Cet article devait être écrit par Jacques Toutain-Revel, qui avait demandé au docteur Galérant la documentation nécessaire, sans se douter que la mort viendrait le saisir avant qu’il n’ait pu l’utiliser. Ce sont donc des notes cursives, à peine rédigées, que nous avons publiées, dans l’état même où elles se trouvaient parmi les papiers laissés par notre regretté Président. Outre l’absence de style inhérente à toute ébauche littéraire, aucune correction n’avait été apportée au travail de l’imprimeur qui n’avait sous les yeux qu’un simple manuscrit.

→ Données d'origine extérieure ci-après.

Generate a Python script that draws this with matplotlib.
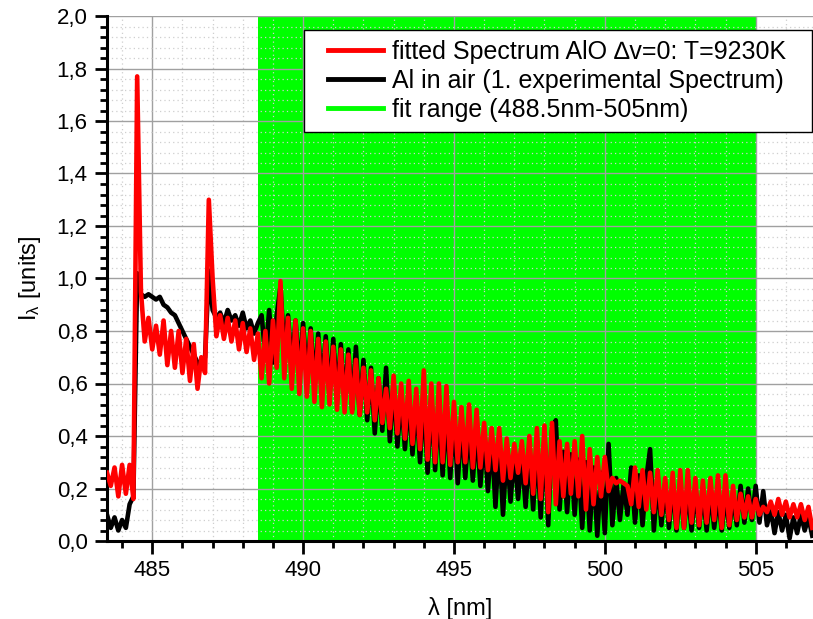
import numpy as np
import matplotlib
matplotlib.use('Agg')
import matplotlib.pyplot as plt
from matplotlib.lines import Line2D
from matplotlib.patches import Rectangle
from matplotlib.ticker import MultipleLocator, FuncFormatter

plt.rcParams.update({
    'font.family': ['Liberation Sans', 'DejaVu Sans'],
    'mathtext.default': 'regular',
    'font.size': 16,
})

# wavelength grid (nm): start and step, one value per sample below
wl_start = 483.5
wl_step = 0.125

# fitted AlO spectrum, one row = 1 nm
fitted = [
    0.26, 0.21, 0.28, 0.17, 0.29, 0.18, 0.29, 0.16,
    1.77, 0.95, 0.76, 0.85, 0.73, 0.82, 0.71, 0.84,
    0.67, 0.80, 0.66, 0.80, 0.64, 0.77, 0.61, 0.75,
    0.58, 0.70, 0.64, 1.30, 1.00, 0.78, 0.86, 0.77,
    0.85, 0.76, 0.84, 0.73, 0.83, 0.72, 0.81, 0.69,
    0.79, 0.62, 0.80, 0.60, 0.84, 0.66, 0.99, 0.62,
    0.85, 0.58, 0.84, 0.56, 0.81, 0.55, 0.80, 0.53,
    0.77, 0.51, 0.76, 0.52, 0.74, 0.50, 0.73, 0.49,
    0.71, 0.49, 0.69, 0.48, 0.66, 0.49, 0.65, 0.46,
    0.62, 0.45, 0.58, 0.43, 0.63, 0.41, 0.60, 0.39,
    0.61, 0.37, 0.58, 0.35, 0.65, 0.31, 0.60, 0.30,
    0.60, 0.30, 0.59, 0.29, 0.53, 0.30, 0.51, 0.30,
    0.52, 0.28, 0.50, 0.28, 0.45, 0.27, 0.43, 0.27,
    0.43, 0.23, 0.39, 0.24, 0.37, 0.26, 0.38, 0.22,
    0.40, 0.18, 0.43, 0.16, 0.44, 0.11, 0.45, 0.14,
    0.38, 0.17, 0.37, 0.18, 0.38, 0.17, 0.40, 0.12,
    0.35, 0.14, 0.32, 0.17, 0.32, 0.19, 0.24, 0.22,
    0.23, 0.22, 0.21, 0.14, 0.28, 0.13, 0.27, 0.12,
    0.26, 0.11, 0.27, 0.10, 0.24, 0.08, 0.26, 0.05,
    0.27, 0.05, 0.27, 0.07, 0.24, 0.06, 0.23, 0.07,
    0.24, 0.08, 0.25, 0.05, 0.25, 0.06, 0.21, 0.08,
    0.18, 0.09, 0.17, 0.09, 0.16, 0.10, 0.13, 0.11,
    0.15, 0.10, 0.16, 0.10, 0.15, 0.09, 0.14, 0.09,
    0.14, 0.08, 0.13, 0.05,
]

# Al in air, experimental spectrum
measured = [
    0.10, 0.05, 0.09, 0.04, 0.08, 0.05, 0.14, 0.17,
    1.02, 0.94, 0.93, 0.94, 0.93, 0.92, 0.93, 0.90,
    0.89, 0.87, 0.86, 0.83, 0.80, 0.77, 0.74, 0.71,
    0.68, 0.66, 0.70, 1.03, 0.88, 0.85, 0.87, 0.83,
    0.88, 0.84, 0.86, 0.82, 0.87, 0.81, 0.84, 0.79,
    0.83, 0.86, 0.70, 0.88, 0.68, 0.86, 0.97, 0.72,
    0.86, 0.66, 0.84, 0.64, 0.83, 0.62, 0.81, 0.60,
    0.79, 0.58, 0.78, 0.56, 0.77, 0.55, 0.75, 0.53,
    0.73, 0.50, 0.74, 0.48, 0.69, 0.46, 0.66, 0.41,
    0.62, 0.42, 0.66, 0.38, 0.60, 0.36, 0.56, 0.35,
    0.55, 0.33, 0.54, 0.30, 0.56, 0.26, 0.55, 0.27,
    0.52, 0.25, 0.50, 0.24, 0.48, 0.22, 0.46, 0.24,
    0.45, 0.23, 0.44, 0.21, 0.41, 0.19, 0.40, 0.13,
    0.38, 0.10, 0.35, 0.15, 0.34, 0.16, 0.33, 0.13,
    0.35, 0.12, 0.38, 0.09, 0.40, 0.06, 0.42, 0.46,
    0.12, 0.34, 0.11, 0.33, 0.10, 0.31, 0.05, 0.30,
    0.04, 0.28, 0.02, 0.26, 0.03, 0.37, 0.06, 0.24,
    0.08, 0.22, 0.10, 0.28, 0.07, 0.25, 0.06, 0.24,
    0.35, 0.04, 0.24, 0.06, 0.22, 0.05, 0.22, 0.04,
    0.21, 0.05, 0.20, 0.04, 0.20, 0.05, 0.19, 0.04,
    0.19, 0.05, 0.18, 0.04, 0.18, 0.05, 0.17, 0.06,
    0.21, 0.07, 0.20, 0.08, 0.21, 0.07, 0.19, 0.06,
    0.12, 0.03, 0.11, 0.04, 0.10, 0.01, 0.09, 0.03,
    0.10, 0.04, 0.09, 0.02,
]

fit_range = (488.5, 505.0)

n = min(len(fitted), len(measured))
wl = wl_start + wl_step * np.arange(n)

W, H = 813, 619
fig = plt.figure(figsize=(W / 100, H / 100), dpi=100)
ax = fig.add_axes([107 / W, 1 - 541 / H, 1 - 107 / W, (541 - 16) / H])

ax.axvspan(*fit_range, color='#00ff00', zorder=0.1, lw=0)
ax.plot(wl, measured[:n], color='black', lw=3.3, zorder=2)
ax.plot(wl, fitted[:n], color='red', lw=3.3, zorder=3)

ax.set_xlim(483.5, 506.9)
ax.set_ylim(0, 2.0)
ax.xaxis.set_major_locator(MultipleLocator(5))
ax.xaxis.set_minor_locator(MultipleLocator(1))
ax.yaxis.set_major_locator(MultipleLocator(0.2))
ax.yaxis.set_minor_locator(MultipleLocator(0.04))
ax.yaxis.set_major_formatter(FuncFormatter(lambda v, p: f'{v:.1f}'.replace('.', ',')))

ax.set_axisbelow(True)
ax.grid(which='major', color='#a0a0a0', lw=1.0, ls='-')
ax.grid(which='minor', color='#cfcfcf', lw=0.9, ls=(0, (1, 2.5)))

for s in ['top', 'right']:
    ax.spines[s].set_visible(False)
for s in ['left', 'bottom']:
    ax.spines[s].set_linewidth(2.2)
ax.tick_params(which='major', direction='out', length=9, width=2, labelsize=16, pad=5)
ax.tick_params(which='minor', direction='out', length=5, width=2)

ax.set_xlabel('λ [nm]', fontsize=17, labelpad=11)
ax.set_ylabel('I$_{λ}$ [units]', fontsize=17, labelpad=10)

# legend frame drawn separately so the padding matches the original box
ax.add_patch(Rectangle((304 / W, 1 - 132 / H), (812 - 304) / W, (132 - 30) / H,
                       transform=fig.transFigure, facecolor='white', clip_on=False,
                       edgecolor='black', lw=1.0, zorder=4))

handles = [
    Line2D([], [], color='red', lw=3.5),
    Line2D([], [], color='black', lw=3.5),
    Line2D([], [], color='#00ff00', lw=3.5),
]
labels = [
    'fitted Spectrum AlO \u2206v=0: T=9230K',
    'Al in air (1. experimental Spectrum)',
    'fit range (488.5nm-505nm)',
]
leg = ax.legend(handles, labels, loc='upper left', bbox_to_anchor=(328 / W, 1 - 40 / H),
                bbox_transform=fig.transFigure, borderaxespad=0, borderpad=0,
                fontsize=18, frameon=False, handlelength=2.2,
                labelspacing=0.2, handletextpad=0.35)
leg.set_zorder(5)

fig.savefig('out.png', dpi=100)
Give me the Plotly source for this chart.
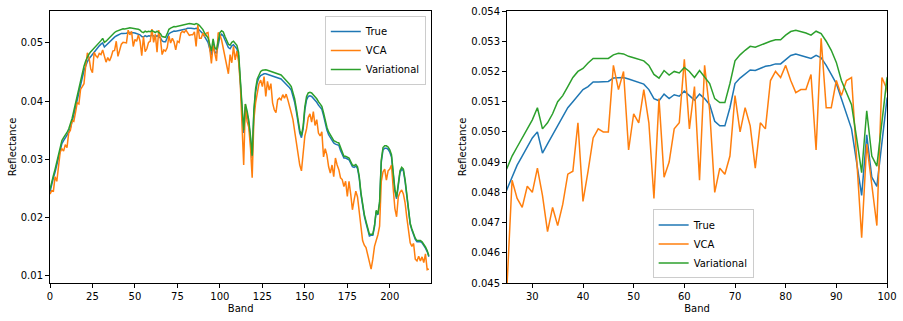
import plotly.graph_objects as go
from plotly.subplots import make_subplots

bands = list(range(224))

true_vals = [
    0.0244, 0.0258, 0.0268, 0.0278, 0.0290, 0.0302, 0.0318, 0.0327, 0.0332, 0.0336,
    0.0340, 0.0346, 0.0354, 0.0364, 0.0376, 0.0389, 0.0403, 0.0416, 0.0428, 0.0440,
    0.0452, 0.0461, 0.0468, 0.0473, 0.0477,
    0.0481, 0.0485, 0.0489, 0.0492, 0.0495, 0.0498, 0.0500, 0.0493, 0.0496, 0.0499,
    0.0502, 0.0505, 0.0508, 0.0510, 0.0512, 0.0514, 0.0515, 0.05165, 0.05165, 0.05165,
    0.05167, 0.05178, 0.0518, 0.0518, 0.05175, 0.0517, 0.05163, 0.05158, 0.0514, 0.0511,
    0.05103, 0.05125, 0.0511, 0.05123, 0.05118, 0.05135, 0.0512, 0.05105, 0.05125, 0.0511,
    0.0509, 0.05035, 0.0502, 0.0502, 0.0508, 0.0516, 0.05178, 0.05193, 0.05205, 0.05203,
    0.0521, 0.05217, 0.0522, 0.05225, 0.05225, 0.0524, 0.05253, 0.05258, 0.05252, 0.05248,
    0.05243, 0.05253, 0.05245, 0.0522, 0.0519, 0.0516, 0.0511, 0.0506, 0.0501, 0.0490,
    0.0479, 0.0499, 0.0485, 0.0482, 0.0496, 0.0511,
    0.0515, 0.0512, 0.0505, 0.0498, 0.0492, 0.0490, 0.0495, 0.0497, 0.0494, 0.0490,
    0.0478, 0.0440, 0.0388, 0.0345, 0.0390, 0.0378, 0.0362, 0.0335, 0.0302, 0.0380,
    0.0415, 0.0432, 0.0440, 0.0444, 0.0446, 0.0447, 0.0447, 0.0446, 0.0445, 0.0444,
    0.0444, 0.0443, 0.0442, 0.0441, 0.0440, 0.0438, 0.0435, 0.0432, 0.0430, 0.0427,
    0.0423, 0.0419, 0.0410, 0.0398, 0.0382, 0.0363, 0.0345, 0.0337, 0.0352, 0.0385,
    0.0402, 0.0408, 0.0409, 0.0408, 0.0405, 0.0402, 0.0398, 0.0393, 0.0389, 0.0386,
    0.0375, 0.0362, 0.0350, 0.0342, 0.0337, 0.0333, 0.0328, 0.0326, 0.0325, 0.0324,
    0.0315, 0.0308, 0.0302, 0.0302, 0.0301, 0.0299, 0.0293, 0.0287, 0.0286, 0.0288,
    0.0284, 0.0268, 0.0240, 0.0218, 0.0202, 0.0190, 0.0178, 0.0168, 0.0169, 0.0169,
    0.0184, 0.0210, 0.0204, 0.0224, 0.0295, 0.0316, 0.0319, 0.0319, 0.0317, 0.0312,
    0.0304, 0.0278, 0.0245, 0.0232, 0.0260, 0.0277, 0.0283, 0.0280, 0.0262, 0.0236,
    0.0205, 0.0188, 0.0178, 0.0168, 0.0162, 0.0158, 0.0158, 0.0158, 0.0156, 0.0152,
    0.0147, 0.0141, 0.0132,
]

vca_vals = [
    0.0240, 0.0246, 0.0245, 0.0270, 0.0262, 0.0290, 0.0312, 0.0318, 0.0314, 0.0325,
    0.0320, 0.0345, 0.0350, 0.0366, 0.0365, 0.0380, 0.0397, 0.0395, 0.0420, 0.0425,
    0.0430, 0.0460, 0.0483, 0.0474, 0.0455,
    0.0449, 0.0484, 0.0478, 0.0475, 0.0482, 0.0480, 0.0488, 0.0479, 0.0467, 0.0475,
    0.0469, 0.0476, 0.0486, 0.0487, 0.0503, 0.0477, 0.0487, 0.0498, 0.0501, 0.0500,
    0.0500, 0.0522, 0.0514, 0.0520, 0.0494, 0.0506, 0.0503, 0.0514, 0.0503, 0.0478,
    0.0511, 0.0485, 0.0490, 0.0501, 0.0503, 0.0524, 0.0501, 0.0515, 0.0484, 0.0522,
    0.0507, 0.0480, 0.0488, 0.0486, 0.0492, 0.0512, 0.0500, 0.0508, 0.0502, 0.0488,
    0.0503, 0.0501, 0.0517, 0.0520, 0.0518, 0.0522, 0.0517, 0.0513, 0.0514, 0.0514,
    0.0519, 0.0494, 0.0531, 0.0508, 0.0508, 0.0517, 0.0512, 0.0517, 0.0518, 0.0490,
    0.0465, 0.0496, 0.0483, 0.0469, 0.0518, 0.0514,
    0.0505, 0.0490, 0.0478, 0.0465, 0.0447, 0.0480, 0.0466, 0.0494, 0.0471, 0.0486,
    0.0468, 0.0430, 0.0360, 0.0290, 0.0395, 0.0365, 0.0355, 0.0320, 0.0268, 0.0368,
    0.0397, 0.0415, 0.0430, 0.0436, 0.0425, 0.0442, 0.0408, 0.0434, 0.0419, 0.0430,
    0.0397, 0.0385, 0.0380, 0.0402, 0.0405, 0.0402, 0.0411, 0.0405, 0.0412, 0.0402,
    0.0393, 0.0380, 0.0368, 0.0348, 0.0333, 0.0310, 0.0290, 0.0280, 0.0318, 0.0340,
    0.0352, 0.0372, 0.0378, 0.0364, 0.0382, 0.0358, 0.0368, 0.0345, 0.0340, 0.0347,
    0.0304, 0.0318, 0.0307, 0.0287, 0.0276, 0.0290, 0.0270, 0.0302, 0.0290, 0.0282,
    0.0268, 0.0265, 0.0253, 0.0262, 0.0236, 0.0262, 0.0240, 0.0213, 0.0230, 0.0245,
    0.0235, 0.0205, 0.0185, 0.0160, 0.0152, 0.0148, 0.0135, 0.0120, 0.0111, 0.0128,
    0.0150, 0.0160, 0.0170, 0.0185, 0.0262, 0.0278, 0.0283, 0.0264, 0.0280, 0.0283,
    0.0290, 0.0250, 0.0215, 0.0201, 0.0235, 0.0243, 0.0247, 0.0240, 0.0225, 0.0200,
    0.0175, 0.0156, 0.0150, 0.0155, 0.0128, 0.0125, 0.0133, 0.0125, 0.0132, 0.0122,
    0.0137, 0.0110, 0.0111,
]

variational_vals = [
    0.0248, 0.0262, 0.0272, 0.0283, 0.0295, 0.0307, 0.0323, 0.0332, 0.0337, 0.0341,
    0.0346, 0.0352, 0.0360, 0.0370, 0.0383, 0.0396, 0.0410, 0.0423, 0.0436, 0.0448,
    0.0460, 0.0469, 0.0476, 0.0481, 0.0485,
    0.0488, 0.0492, 0.0495, 0.0498, 0.0501, 0.0504, 0.0508, 0.0501, 0.0503, 0.0506,
    0.0510, 0.0512, 0.0515, 0.0518, 0.0520, 0.0521, 0.05228, 0.05243, 0.05243, 0.05242,
    0.05243, 0.05255, 0.0526, 0.05258, 0.0525, 0.05245, 0.0524, 0.05235, 0.0522, 0.0519,
    0.05178, 0.05203, 0.05188, 0.0520, 0.05195, 0.05213, 0.0520, 0.0518, 0.05203, 0.0518,
    0.0516, 0.0511, 0.05097, 0.05097, 0.0516, 0.05235, 0.05255, 0.0527, 0.05283, 0.0528,
    0.05287, 0.05295, 0.0530, 0.05305, 0.05305, 0.0532, 0.05332, 0.05336, 0.05332, 0.05327,
    0.0532, 0.05333, 0.05325, 0.0530, 0.0527, 0.0523, 0.0517, 0.0513, 0.0509, 0.0498,
    0.04865, 0.0507, 0.0492, 0.04887, 0.0503, 0.05178,
    0.0521, 0.0519, 0.0511, 0.0504, 0.0498, 0.0496, 0.0501, 0.0503, 0.0500, 0.0496,
    0.0484, 0.0446, 0.0393, 0.0350, 0.0395, 0.0383, 0.0367, 0.0340, 0.0306, 0.0385,
    0.0421, 0.0438, 0.0446, 0.0451, 0.0453, 0.0454, 0.0454, 0.0453, 0.0452, 0.0451,
    0.0451, 0.0450, 0.0449, 0.0448, 0.0447, 0.0445, 0.0442, 0.0439, 0.0436, 0.0433,
    0.0429, 0.0425, 0.0416, 0.0404, 0.0387, 0.0368, 0.0350, 0.0341, 0.0357, 0.0390,
    0.0408, 0.0414, 0.0415, 0.0414, 0.0411, 0.0408, 0.0404, 0.0399, 0.0395, 0.0391,
    0.0380, 0.0367, 0.0355, 0.0347, 0.0341, 0.0337, 0.0332, 0.0330, 0.0329, 0.0328,
    0.0319, 0.0312, 0.0305, 0.0305, 0.0304, 0.0302, 0.0296, 0.0290, 0.0289, 0.0291,
    0.0287, 0.0271, 0.0243, 0.0221, 0.0205, 0.0193, 0.0180, 0.0171, 0.0171, 0.0171,
    0.0186, 0.0212, 0.0206, 0.0227, 0.0299, 0.0320, 0.0323, 0.0323, 0.0321, 0.0316,
    0.0308, 0.0282, 0.0248, 0.0235, 0.0263, 0.0280, 0.0286, 0.0283, 0.0265, 0.0238,
    0.0207, 0.0190, 0.0180, 0.0170, 0.0164, 0.0160, 0.0160, 0.0160, 0.0158, 0.0154,
    0.0149, 0.0143, 0.0134,
]

assert len(true_vals) == 224, len(true_vals)
assert len(vca_vals) == 224, len(vca_vals)
assert len(variational_vals) == 224, len(variational_vals)

series = [("True", true_vals, "#1f77b4"),
          ("VCA", vca_vals, "#ff7f0e"),
          ("Variational", variational_vals, "#2ca02c")]

left_xticks = [0, 25, 50, 75, 100, 125, 150, 175, 200]
left_yticks = [0.01, 0.02, 0.03, 0.04, 0.05]
right_xticks = [30, 40, 50, 60, 70, 80, 90, 100]
right_yticks = [0.045, 0.046, 0.047, 0.048, 0.049, 0.050, 0.051, 0.052, 0.053, 0.054]

fig = make_subplots(rows=1, cols=2, horizontal_spacing=0.09)

for col, leg in [(1, "legend"), (2, "legend2")]:
    for name, vals, color in series:
        fig.add_trace(go.Scatter(x=bands, y=vals, mode="lines", name=name,
                                 line=dict(color=color, width=1.5),
                                 legend=leg, showlegend=True),
                      row=1, col=col)

axis_common = dict(showline=True, mirror=True, linecolor="black", linewidth=1,
                   ticks="outside", ticklen=4, tickwidth=1, tickcolor="black",
                   showgrid=False, zeroline=False, automargin=False,
                   tickfont=dict(size=10, color="black"),
                   title_font=dict(size=10, color="black"))

fig.update_xaxes(**axis_common)
fig.update_yaxes(**axis_common)

fig.update_layout(
    width=903, height=321,
    margin=dict(l=50, r=16, t=11, b=38),
    plot_bgcolor="white", paper_bgcolor="white",
    font=dict(family="DejaVu Sans", size=10, color="black"),
    xaxis=dict(domain=[0, 0.4557], range=[0, 224.5], tickvals=left_xticks,
               title=dict(text="Band", standoff=3)),
    yaxis=dict(range=[0.0087, 0.0555], tickvals=left_yticks, tickformat=".2f",
               title=dict(text="Reflectance", standoff=2)),
    xaxis2=dict(domain=[0.546, 1], range=[25, 100], tickvals=right_xticks,
                title=dict(text="Band", standoff=3)),
    yaxis2=dict(range=[0.045, 0.054], tickvals=right_yticks, tickformat=".3f",
                title=dict(text="Reflectance", standoff=2)),
    legend=dict(x=0.449, y=0.982, xanchor="right", yanchor="top",
                bgcolor="rgba(255,255,255,0.8)", bordercolor="#cccccc", borderwidth=1,
                font=dict(size=10), itemwidth=30, tracegroupgap=0),
    legend2=dict(x=0.72, y=0.017, xanchor="left", yanchor="bottom",
                 bgcolor="rgba(255,255,255,0.8)", bordercolor="#cccccc", borderwidth=1,
                 font=dict(size=10), itemwidth=30, tracegroupgap=0),
)

fig.write_html("out.html", config={"displayModeBar": False},
               post_script="document.body.style.margin='0px';document.body.style.overflow='hidden';")
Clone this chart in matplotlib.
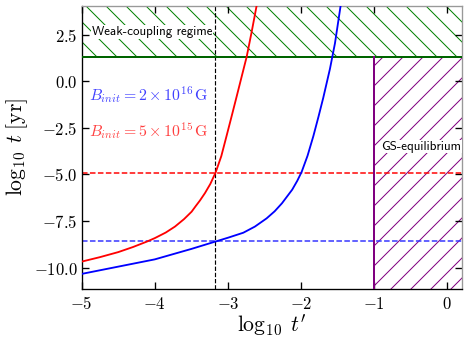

Dans de telles conditions, on comprend que de nombreuses erreurs n’aient pu être évitées. Elles ont été signalées dans le Bulletin n° 21 et nous les avons corrigées dans l’article ci-dessus.

(2) La thèse du Docteur P. Gallet, « Quel diagnostic aurions-nous fait si nous avions soigné Flaubert ? » (52 p.) a été éditée par Foulon et Cie, 29, rue Deparcieux, Paris, 1960.